◆ **Data to use**:
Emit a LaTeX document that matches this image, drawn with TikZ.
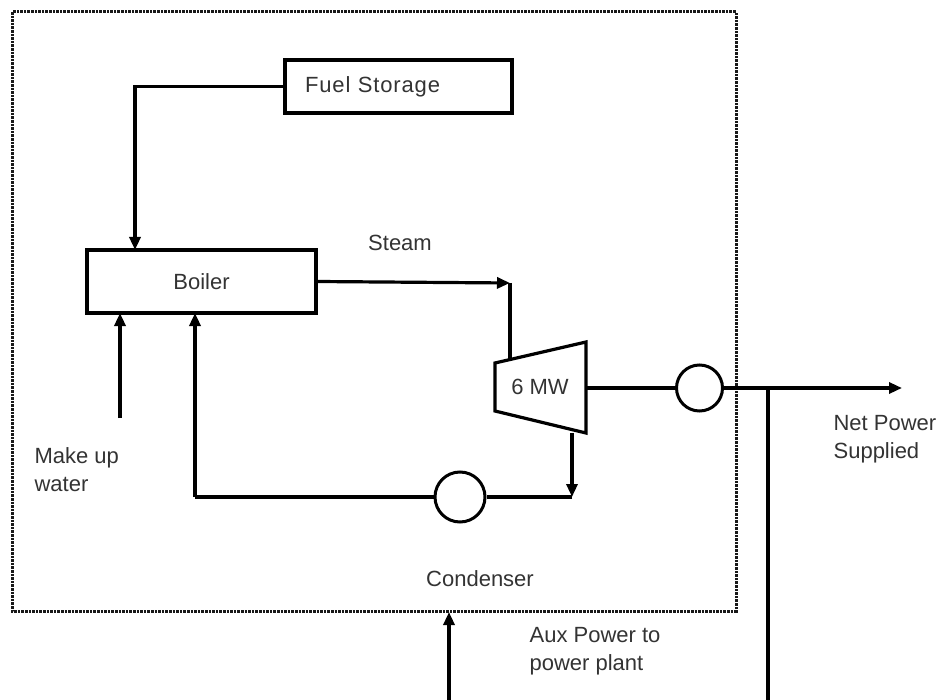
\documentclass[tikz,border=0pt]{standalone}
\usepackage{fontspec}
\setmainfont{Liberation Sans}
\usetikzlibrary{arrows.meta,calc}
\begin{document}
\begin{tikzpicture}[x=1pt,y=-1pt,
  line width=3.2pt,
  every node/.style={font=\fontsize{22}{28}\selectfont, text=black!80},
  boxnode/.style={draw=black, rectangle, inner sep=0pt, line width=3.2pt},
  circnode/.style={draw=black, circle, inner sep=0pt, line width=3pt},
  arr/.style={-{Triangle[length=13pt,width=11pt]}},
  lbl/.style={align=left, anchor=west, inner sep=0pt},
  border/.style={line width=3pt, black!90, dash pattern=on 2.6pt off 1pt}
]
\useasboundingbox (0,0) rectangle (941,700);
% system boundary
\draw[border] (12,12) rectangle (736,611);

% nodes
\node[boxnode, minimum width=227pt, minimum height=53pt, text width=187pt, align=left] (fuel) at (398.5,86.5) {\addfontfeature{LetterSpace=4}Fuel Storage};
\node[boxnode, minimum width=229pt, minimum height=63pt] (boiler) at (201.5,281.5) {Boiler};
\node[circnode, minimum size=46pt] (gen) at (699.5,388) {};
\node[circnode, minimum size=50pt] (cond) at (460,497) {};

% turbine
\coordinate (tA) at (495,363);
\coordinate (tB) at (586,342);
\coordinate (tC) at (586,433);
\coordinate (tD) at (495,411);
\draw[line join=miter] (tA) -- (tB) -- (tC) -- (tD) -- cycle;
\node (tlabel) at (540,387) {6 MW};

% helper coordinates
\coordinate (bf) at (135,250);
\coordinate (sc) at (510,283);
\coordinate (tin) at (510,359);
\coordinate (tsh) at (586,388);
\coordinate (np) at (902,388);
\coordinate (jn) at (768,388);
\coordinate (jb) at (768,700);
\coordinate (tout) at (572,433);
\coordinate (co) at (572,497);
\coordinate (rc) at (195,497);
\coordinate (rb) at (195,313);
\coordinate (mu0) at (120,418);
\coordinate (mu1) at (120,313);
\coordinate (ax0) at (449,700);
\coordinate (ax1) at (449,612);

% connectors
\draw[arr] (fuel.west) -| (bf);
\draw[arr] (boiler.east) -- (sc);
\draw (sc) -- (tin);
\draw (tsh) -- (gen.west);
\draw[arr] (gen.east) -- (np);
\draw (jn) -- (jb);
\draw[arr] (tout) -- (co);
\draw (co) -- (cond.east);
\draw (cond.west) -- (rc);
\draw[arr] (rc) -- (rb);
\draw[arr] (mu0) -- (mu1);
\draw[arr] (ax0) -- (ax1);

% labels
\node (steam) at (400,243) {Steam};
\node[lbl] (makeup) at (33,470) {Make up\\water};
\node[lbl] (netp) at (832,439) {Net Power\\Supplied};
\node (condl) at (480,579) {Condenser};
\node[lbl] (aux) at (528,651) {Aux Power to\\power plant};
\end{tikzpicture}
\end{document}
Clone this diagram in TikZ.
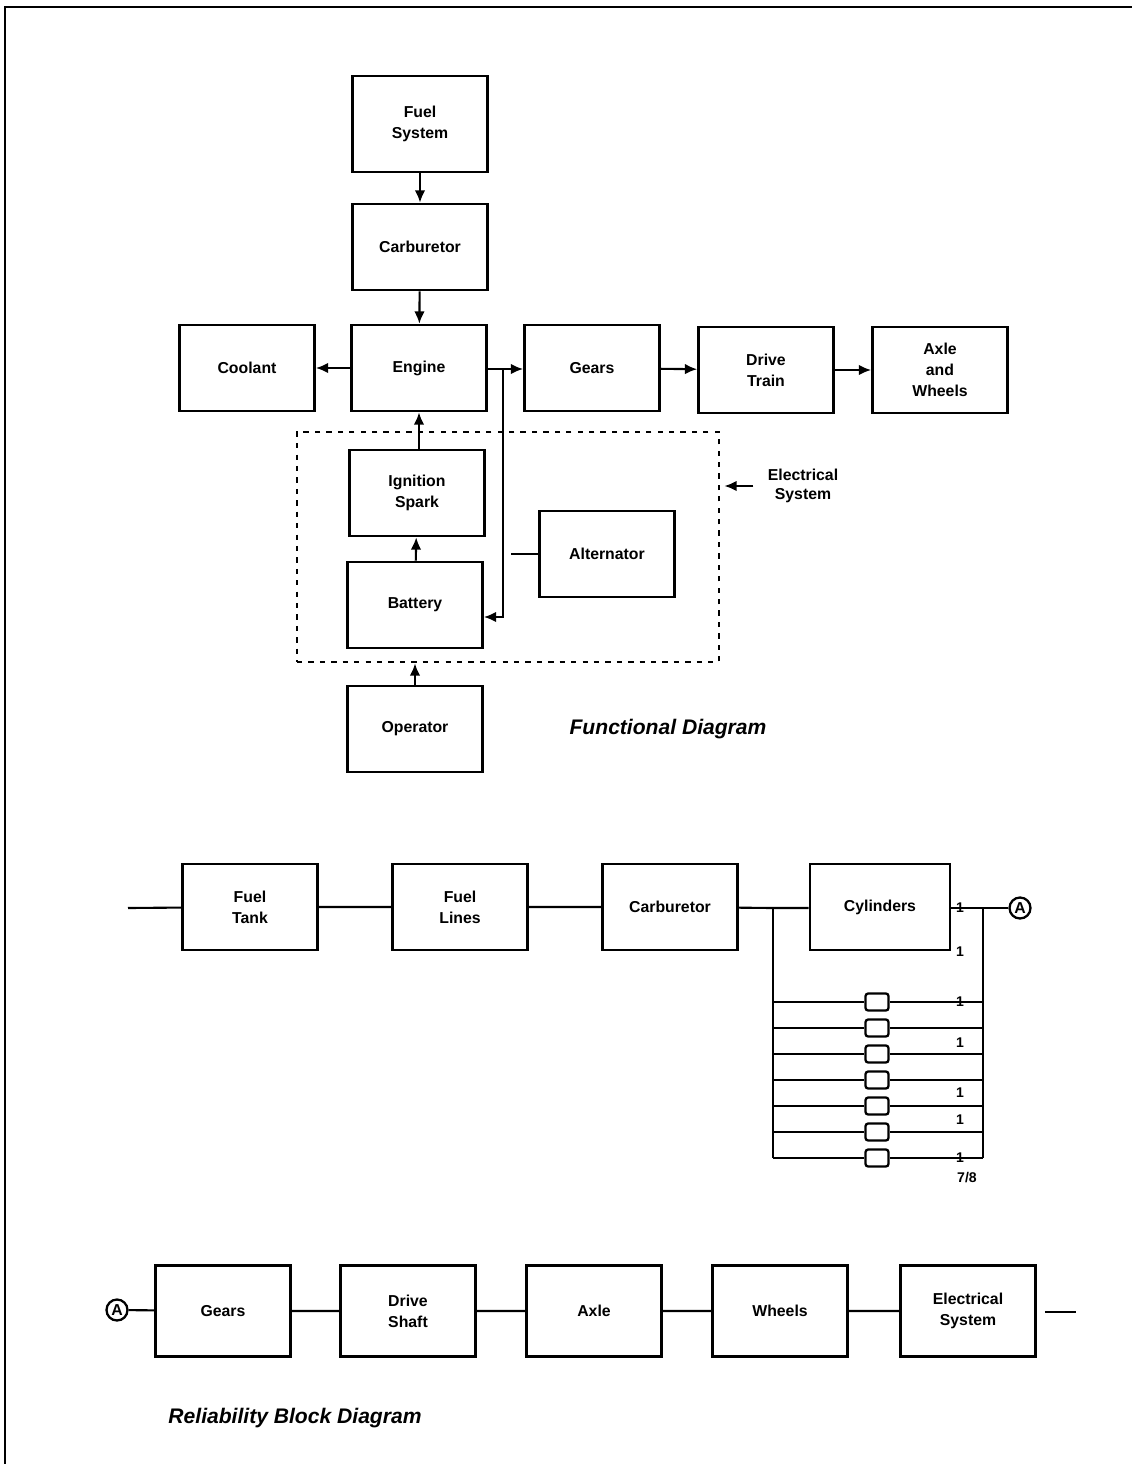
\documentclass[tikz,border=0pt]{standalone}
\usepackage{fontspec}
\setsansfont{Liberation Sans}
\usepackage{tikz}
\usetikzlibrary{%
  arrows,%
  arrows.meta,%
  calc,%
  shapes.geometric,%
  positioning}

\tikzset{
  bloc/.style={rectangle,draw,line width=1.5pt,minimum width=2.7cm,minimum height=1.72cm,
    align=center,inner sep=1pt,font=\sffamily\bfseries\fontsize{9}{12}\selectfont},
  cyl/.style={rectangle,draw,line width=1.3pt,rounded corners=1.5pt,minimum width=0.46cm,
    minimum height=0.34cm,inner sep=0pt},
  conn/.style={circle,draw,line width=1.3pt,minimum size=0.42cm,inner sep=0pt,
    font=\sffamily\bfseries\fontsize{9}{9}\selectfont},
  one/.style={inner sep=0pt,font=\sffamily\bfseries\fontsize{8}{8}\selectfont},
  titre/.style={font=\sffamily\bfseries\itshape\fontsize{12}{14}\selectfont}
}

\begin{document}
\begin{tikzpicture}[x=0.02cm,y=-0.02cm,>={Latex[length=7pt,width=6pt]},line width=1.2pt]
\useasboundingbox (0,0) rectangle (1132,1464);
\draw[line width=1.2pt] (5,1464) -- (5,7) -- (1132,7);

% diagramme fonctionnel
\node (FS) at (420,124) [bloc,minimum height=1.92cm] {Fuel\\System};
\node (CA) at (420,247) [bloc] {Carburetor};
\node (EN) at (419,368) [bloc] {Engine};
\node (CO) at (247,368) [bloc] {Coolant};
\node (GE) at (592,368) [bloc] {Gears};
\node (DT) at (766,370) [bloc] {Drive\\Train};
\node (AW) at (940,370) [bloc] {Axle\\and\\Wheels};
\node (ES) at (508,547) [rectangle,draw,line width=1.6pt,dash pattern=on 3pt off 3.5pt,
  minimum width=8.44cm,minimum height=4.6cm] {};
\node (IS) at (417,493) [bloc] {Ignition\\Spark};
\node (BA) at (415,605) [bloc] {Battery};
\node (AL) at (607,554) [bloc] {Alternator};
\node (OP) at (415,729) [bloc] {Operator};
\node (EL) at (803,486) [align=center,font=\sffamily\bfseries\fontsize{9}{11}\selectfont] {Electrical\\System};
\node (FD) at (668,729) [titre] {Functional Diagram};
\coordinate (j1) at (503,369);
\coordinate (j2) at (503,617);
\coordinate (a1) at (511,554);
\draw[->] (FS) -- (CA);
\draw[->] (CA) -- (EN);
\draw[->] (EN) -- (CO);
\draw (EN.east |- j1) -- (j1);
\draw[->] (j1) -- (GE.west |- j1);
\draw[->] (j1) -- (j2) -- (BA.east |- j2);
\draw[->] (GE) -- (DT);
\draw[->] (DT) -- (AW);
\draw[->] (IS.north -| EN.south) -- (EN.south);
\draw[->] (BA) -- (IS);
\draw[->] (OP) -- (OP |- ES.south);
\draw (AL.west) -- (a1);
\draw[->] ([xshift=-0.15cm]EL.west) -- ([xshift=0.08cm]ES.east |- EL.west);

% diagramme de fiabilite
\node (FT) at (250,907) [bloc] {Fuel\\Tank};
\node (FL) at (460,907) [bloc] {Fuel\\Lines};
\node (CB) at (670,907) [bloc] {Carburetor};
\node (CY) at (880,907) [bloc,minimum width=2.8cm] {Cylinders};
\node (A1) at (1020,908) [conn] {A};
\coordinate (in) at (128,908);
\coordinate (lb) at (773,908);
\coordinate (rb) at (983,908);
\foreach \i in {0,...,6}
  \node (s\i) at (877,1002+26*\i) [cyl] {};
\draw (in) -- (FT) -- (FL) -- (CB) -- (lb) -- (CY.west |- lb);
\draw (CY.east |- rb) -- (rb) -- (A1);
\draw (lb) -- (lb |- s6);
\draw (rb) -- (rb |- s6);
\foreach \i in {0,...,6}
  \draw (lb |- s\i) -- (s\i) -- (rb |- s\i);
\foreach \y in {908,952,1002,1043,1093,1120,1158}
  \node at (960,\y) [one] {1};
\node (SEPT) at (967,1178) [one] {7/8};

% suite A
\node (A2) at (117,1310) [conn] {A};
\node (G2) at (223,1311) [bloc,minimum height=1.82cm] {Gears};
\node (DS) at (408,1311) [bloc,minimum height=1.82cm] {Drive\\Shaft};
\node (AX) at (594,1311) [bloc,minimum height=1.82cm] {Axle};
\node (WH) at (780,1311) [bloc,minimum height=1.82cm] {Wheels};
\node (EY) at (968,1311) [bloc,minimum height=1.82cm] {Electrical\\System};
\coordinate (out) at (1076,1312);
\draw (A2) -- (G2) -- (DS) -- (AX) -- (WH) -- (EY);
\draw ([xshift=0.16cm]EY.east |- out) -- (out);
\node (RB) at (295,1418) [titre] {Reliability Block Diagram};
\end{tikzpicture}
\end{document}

◆ **What you are asked to do**: Extract every line above containing the word "this".

◆ **Task solution**:
Emit a LaTeX document that matches this image, drawn with TikZ.
Clone this diagram in TikZ.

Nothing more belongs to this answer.